* Provided entries *
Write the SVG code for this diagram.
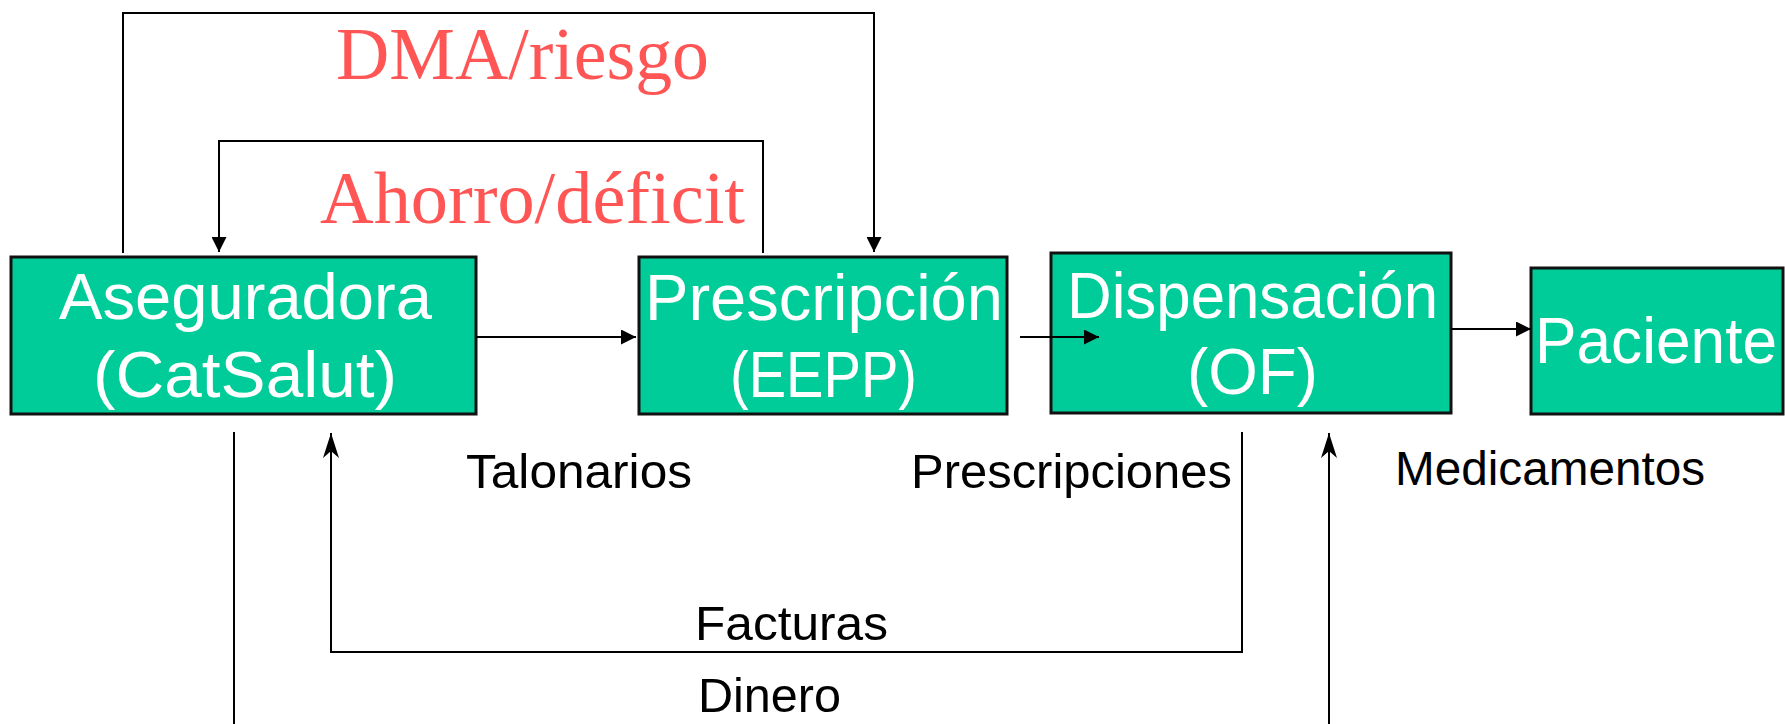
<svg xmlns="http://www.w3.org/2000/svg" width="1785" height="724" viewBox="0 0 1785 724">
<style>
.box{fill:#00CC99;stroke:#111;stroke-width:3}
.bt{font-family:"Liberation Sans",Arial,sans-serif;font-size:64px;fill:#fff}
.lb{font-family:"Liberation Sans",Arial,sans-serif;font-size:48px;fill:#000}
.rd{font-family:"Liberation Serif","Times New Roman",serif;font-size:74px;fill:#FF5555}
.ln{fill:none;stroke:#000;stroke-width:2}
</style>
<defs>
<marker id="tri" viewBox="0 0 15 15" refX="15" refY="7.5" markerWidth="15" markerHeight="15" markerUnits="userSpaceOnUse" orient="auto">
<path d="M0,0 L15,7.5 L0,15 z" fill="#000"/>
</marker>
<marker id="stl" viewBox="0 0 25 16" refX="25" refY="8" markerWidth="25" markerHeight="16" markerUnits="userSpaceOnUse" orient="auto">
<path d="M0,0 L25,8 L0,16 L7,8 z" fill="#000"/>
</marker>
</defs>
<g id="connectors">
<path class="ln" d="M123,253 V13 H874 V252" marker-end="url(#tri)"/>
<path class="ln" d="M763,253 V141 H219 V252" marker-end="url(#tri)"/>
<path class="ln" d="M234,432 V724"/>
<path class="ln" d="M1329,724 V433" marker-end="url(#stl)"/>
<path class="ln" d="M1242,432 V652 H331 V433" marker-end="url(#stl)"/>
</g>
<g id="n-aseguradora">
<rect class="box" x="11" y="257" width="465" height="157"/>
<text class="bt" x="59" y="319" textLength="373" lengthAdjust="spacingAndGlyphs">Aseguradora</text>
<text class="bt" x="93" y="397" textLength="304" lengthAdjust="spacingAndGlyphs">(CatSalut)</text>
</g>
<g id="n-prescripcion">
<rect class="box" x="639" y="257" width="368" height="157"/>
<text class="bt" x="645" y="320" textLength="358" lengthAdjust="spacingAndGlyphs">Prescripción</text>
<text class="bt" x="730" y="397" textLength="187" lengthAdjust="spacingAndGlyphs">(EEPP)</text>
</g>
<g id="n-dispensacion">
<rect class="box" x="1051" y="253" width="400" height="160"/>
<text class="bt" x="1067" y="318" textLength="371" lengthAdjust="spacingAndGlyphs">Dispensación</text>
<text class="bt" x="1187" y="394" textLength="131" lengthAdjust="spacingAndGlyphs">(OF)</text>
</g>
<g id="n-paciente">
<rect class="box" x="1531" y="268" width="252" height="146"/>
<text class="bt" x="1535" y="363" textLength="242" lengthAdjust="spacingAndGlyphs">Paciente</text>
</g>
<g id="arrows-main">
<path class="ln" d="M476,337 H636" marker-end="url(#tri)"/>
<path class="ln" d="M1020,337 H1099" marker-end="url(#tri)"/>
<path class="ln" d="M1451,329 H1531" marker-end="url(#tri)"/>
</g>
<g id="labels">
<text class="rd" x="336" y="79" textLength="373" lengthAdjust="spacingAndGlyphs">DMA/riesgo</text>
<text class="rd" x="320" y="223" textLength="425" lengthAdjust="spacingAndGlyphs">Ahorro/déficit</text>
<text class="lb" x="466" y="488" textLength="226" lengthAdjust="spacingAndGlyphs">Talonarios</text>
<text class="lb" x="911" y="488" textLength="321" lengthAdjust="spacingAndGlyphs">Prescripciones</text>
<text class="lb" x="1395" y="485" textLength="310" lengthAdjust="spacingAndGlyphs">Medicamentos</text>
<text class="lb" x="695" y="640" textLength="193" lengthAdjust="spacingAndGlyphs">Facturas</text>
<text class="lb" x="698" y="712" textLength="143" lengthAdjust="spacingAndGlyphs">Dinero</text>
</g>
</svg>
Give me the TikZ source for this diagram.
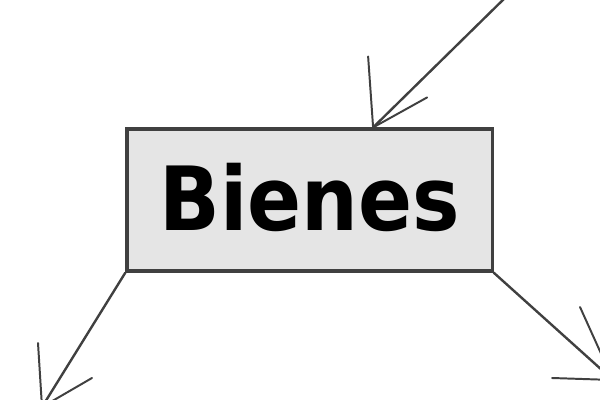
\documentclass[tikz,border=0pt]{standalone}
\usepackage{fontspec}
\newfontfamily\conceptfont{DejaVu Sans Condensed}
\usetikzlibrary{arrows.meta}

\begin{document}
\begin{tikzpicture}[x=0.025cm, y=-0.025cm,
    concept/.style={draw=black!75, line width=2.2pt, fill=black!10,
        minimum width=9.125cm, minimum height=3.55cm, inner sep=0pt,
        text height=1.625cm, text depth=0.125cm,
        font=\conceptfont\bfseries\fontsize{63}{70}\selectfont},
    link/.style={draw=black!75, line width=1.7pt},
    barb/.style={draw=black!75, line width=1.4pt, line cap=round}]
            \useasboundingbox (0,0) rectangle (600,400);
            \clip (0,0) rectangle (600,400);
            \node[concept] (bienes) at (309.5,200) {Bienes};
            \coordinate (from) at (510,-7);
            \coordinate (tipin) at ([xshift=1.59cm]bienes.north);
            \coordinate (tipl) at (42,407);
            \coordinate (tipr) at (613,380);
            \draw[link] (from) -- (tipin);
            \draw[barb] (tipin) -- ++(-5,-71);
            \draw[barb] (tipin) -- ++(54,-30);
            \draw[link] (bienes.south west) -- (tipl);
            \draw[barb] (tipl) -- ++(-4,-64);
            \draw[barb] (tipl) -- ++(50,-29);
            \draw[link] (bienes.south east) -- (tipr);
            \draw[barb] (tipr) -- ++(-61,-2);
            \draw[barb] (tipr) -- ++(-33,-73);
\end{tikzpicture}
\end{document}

* Exercise description *
Write only the number of lines that include "this".

* Written response *
2